Performance engineering: what is 'chaos testing' in application development?
Performance engineering is the activity of making software applications perform better. It's a holistic approach to performance testing and the best practices associated with it. Over the last decade, 'chaos testing' has emerged as an important part of this testing methodology. It helps to ensure applications perform well despite failures or unexpected events.
'Just as athletes can’t win without a sophisticated mixture of strategy, form, attitude, tactics, and speed, performance engineering requires a good collection of metrics and tools to deliver the desired business results.'
— Todd DeCapua, IT engineer and writer
A 'good collection of metrics and tools' has to cover as many situations as possible - including the extreme ones.
What is chaos testing?
Chaos testing (or chaos engineering) is the activity of applying 'unexpected' or extreme circumstances to a software system. This gives you a measurement of how robustly the system can withstand such events outside the production environment. It affords app developers the ability to identify and learn from failures before they become outages.
The Simian Army
Let's talk about Netflix. The content streaming giant built a chaos testing framework after moving to a distributed cloud architecture on AWS (Amazon Web Services) in 2008. In their new home, they created The Chaos Monkey. This test was designed to randomly kill instances and services within their architecture, and to see how well it was able to run despite these failures.
The idea of this kind of chaos testing is to proactively apply resiliency. When abnormal or unplanned instances arise in the future, the software can withstand these events.
This developed into the tool suite known as 'The Simian Army'. The army consists of too many troops (a.k.a. test types) to cover in detail here, but includes Chaos Gorilla, Latency Monkey and 10-18 Monkey. These all replicate different types and scales of failure-inducing activity.
From there, the engineers at Netflix created Spinnaker, an open-source, multi-cloud continuous delivery platform. Several members of The Simian Army have since been absorbed into this platform. It's worth noting the Chaos Monkey system can only be used within an application managed by Spinnaker.
Spinnaker isn't your only option, though. Other tools like Failure Injection Testing (FIT) and Gremlin are able to be used more widely for chaos engineering. These can also test for more failure variants than just killing instances. For Kubernetes, check out Litmus and Chaos Mesh, as well.
Signs you should be doing chaos testing
If a digital monkey got into your system and started pulling out the metaphorical wiring, would your application hold up? Here are four compelling reasons you want to start doing chaos testing:
- You'd like to reduce the number of outages you're currently experiencing.
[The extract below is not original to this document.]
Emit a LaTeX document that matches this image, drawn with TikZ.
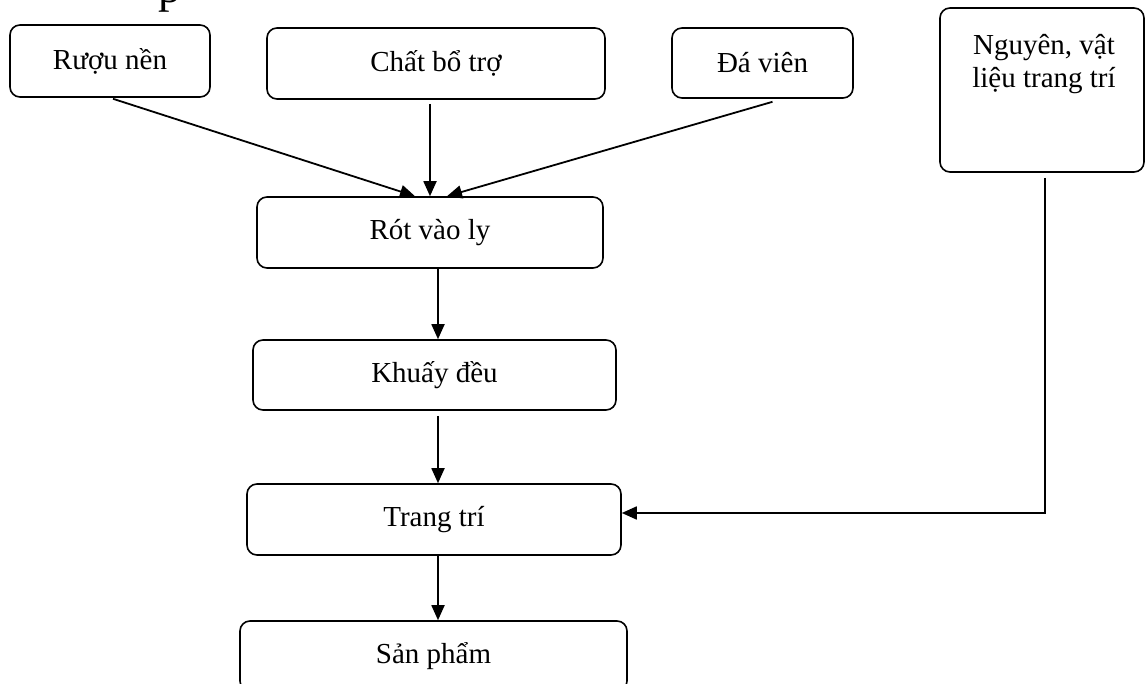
\documentclass[tikz,border=0pt]{standalone}
\usepackage{fontspec}
\setmainfont{Liberation Serif}
\usetikzlibrary{arrows.meta,calc}
\tikzset{
  box/.style={draw, line width=1.6pt, rounded corners=10pt, inner sep=0pt,
              font=\fontsize{29}{33}\selectfont},
  arr/.style={line width=1.8pt, -{Triangle[length=15pt,width=13pt]}},
}
\begin{document}
\begin{tikzpicture}[x=1pt,y=-1pt]
\useasboundingbox (0,0) rectangle (1146,684);
\clip (0,0) rectangle (1146,684);
% partial heading glyph cut by the top edge
\node[anchor=base, inner sep=0pt, font=\fontsize{46}{46}\selectfont] (head) at (170,3) {p};
% boxes
\node[box, minimum width=200pt, minimum height=72pt] (rn) at (110,61) {Rượu nền};
\node[box, minimum width=338pt, minimum height=71pt] (cb) at (436,63.5) {Chất bổ trợ};
\node[box, minimum width=181pt, minimum height=70pt] (dv) at (762.5,63) {Đá viên};
\node[box, minimum width=204pt, minimum height=164pt] (nv) at (1042,90) {};
\node[align=center, anchor=north, inner sep=0pt, font=\fontsize{29}{33}\selectfont] (nvt) at (1044,34) {Nguyên, vật\\liệu trang trí};
\node[box, minimum width=346pt, minimum height=71pt] (rv) at (430,232.5) {Rót vào ly};
\node[box, minimum width=363pt, minimum height=70pt] (kd) at (434.5,375) {Khuấy đều};
\node[box, minimum width=374pt, minimum height=71pt] (tt) at (434,519.5) {Trang trí};
\node[box, minimum width=387pt, minimum height=70pt] (sp) at (433.5,656) {Sản phẩm};
% connectors
\draw[arr] ([xshift=3pt,yshift=-1pt]rn.south) -- ([xshift=-15pt]rv.north);
\draw[arr] ([yshift=-4pt]rv.north |- cb.south) -- (rv.north);
\draw[arr] ([xshift=10pt,yshift=-3pt]dv.south) -- ([xshift=17pt]rv.north);
\draw[arr] ([xshift=3.5pt]kd.north |- rv.south) -- ([xshift=3.5pt]kd.north);
\draw[arr] ([xshift=3.5pt,yshift=-5pt]kd.south) -- ([xshift=3.5pt]kd.south |- tt.north);
\draw[arr] ([xshift=4pt]tt.south) -- ([xshift=4pt]tt.south |- sp.north);
\draw[arr] ([xshift=3pt,yshift=-5pt]nv.south) |- ([yshift=6.5pt]tt.east);
\end{tikzpicture}
\end{document}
- You want to minimize mean time to recovery (MTTR).
- You want to communicate to stakeholders that your application won't suffer from costly and unexpected downtime. (98 percent of businesses said that one hour of downtime could cost up to $100,000).
- You are about to launch your application beyond alpha and beta stages, and are looking for good reviews from the general public or clients.
Capgemini's World Quality Report recommends that 25 percent of a development team's budget should go towards Quality Assurance.